[Exercise description] Leave out the pictures, and retype only the lines from the beginning of the material through the line that contains "plt.rcParams['axes.unicode_minus'] = False", including both.

--- Start Data block ---

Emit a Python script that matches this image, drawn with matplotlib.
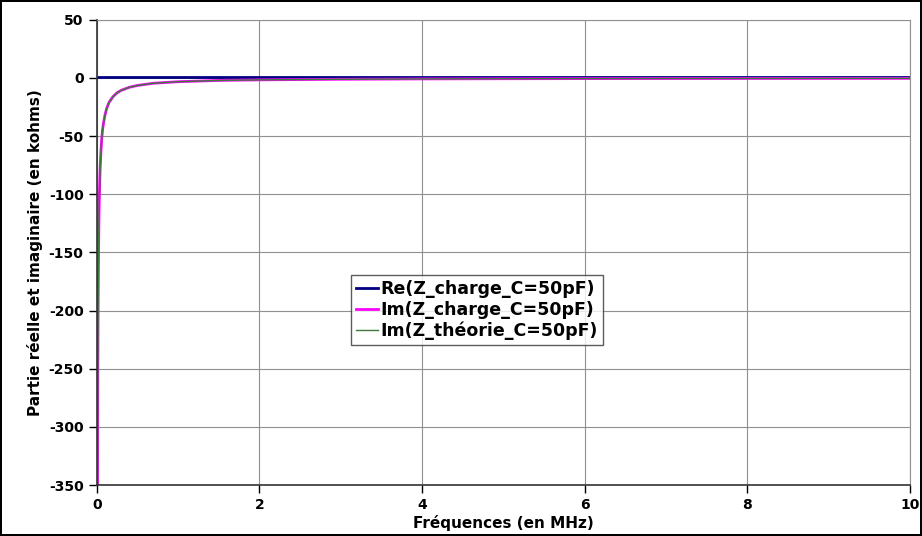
import matplotlib.pyplot as plt
import numpy as np

plt.rcParams['axes.unicode_minus'] = False

# Donnees (f en MHz, Z en kohms)
freq = np.array([0.009, 0.01, 0.012, 0.015, 0.02, 0.025, 0.03, 0.04, 0.05, 0.06,
                 0.07, 0.08, 0.1, 0.12, 0.15, 0.2, 0.25, 0.3, 0.4, 0.5, 0.7,
                 1, 1.5, 2, 3, 4, 5, 6, 7, 8, 9, 10])
re_charge = np.array([1.0] * len(freq))
im_charge = np.array([-354, -318, -265, -212, -159, -127, -106, -80, -64, -53,
                      -45, -40, -32, -26.5, -21, -16, -12.7, -10.6, -8, -6.4, -4.5,
                      -3.2, -2.1, -1.6, -1.1, -0.8, -0.64, -0.53, -0.45, -0.4, -0.35, -0.32])
im_theorie = im_charge.copy()

xticks = [0, 2, 4, 6, 8, 10]
yticks = [50, 0, -50, -100, -150, -200, -250, -300, -350]

fig = plt.figure(figsize=(9.22, 5.36), dpi=100)
fig.patch.set_edgecolor('black')
fig.patch.set_linewidth(1.5)
ax = fig.add_axes([0.105, 0.095, 0.882, 0.868])

ax.plot(freq, re_charge, color='#000080', linewidth=2, label='Re(Z_charge_C=50pF)')
ax.plot(freq, im_charge, color='#ff00ff', linewidth=2, label='Im(Z_charge_C=50pF)')
ax.plot(freq, im_theorie, color='#3c7a3c', linewidth=1, label='Im(Z_théorie_C=50pF)')

ax.set_xlim(0, 10)
ax.set_ylim(-350, 50)
ax.set_xticks(xticks)
ax.set_yticks(yticks)
ax.grid(True, color='#909090', linewidth=0.8)
ax.set_axisbelow(True)
for s in ['top', 'right']:
    ax.spines[s].set_color('#909090')
    ax.spines[s].set_linewidth(0.8)
for s in ['left', 'bottom']:
    ax.spines[s].set_color('#333333')
    ax.spines[s].set_linewidth(1.2)
ax.tick_params(length=6, width=1, labelsize=10)
for lab in ax.get_xticklabels() + ax.get_yticklabels():
    lab.set_fontweight('bold')

ax.set_xlabel('Fréquences (en MHz)', fontsize=11, fontweight='bold', labelpad=2)
ax.set_ylabel('Partie réelle et imaginaire (en kohms)', fontsize=11, fontweight='bold')

leg = ax.legend(loc='center', bbox_to_anchor=(0.467, 0.376), prop={'weight': 'bold', 'size': 12.5},
                frameon=True, fancybox=False, edgecolor='#333333', handlelength=1.3,
                handletextpad=0.1, borderpad=0.3, labelspacing=0.15, borderaxespad=0)
leg.get_frame().set_linewidth(1)

fig.savefig('out.png', dpi=100)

--- End Data block ---

[Exercise result]
Emit a Python script that matches this image, drawn with matplotlib.
import matplotlib.pyplot as plt
import numpy as np

plt.rcParams['axes.unicode_minus'] = False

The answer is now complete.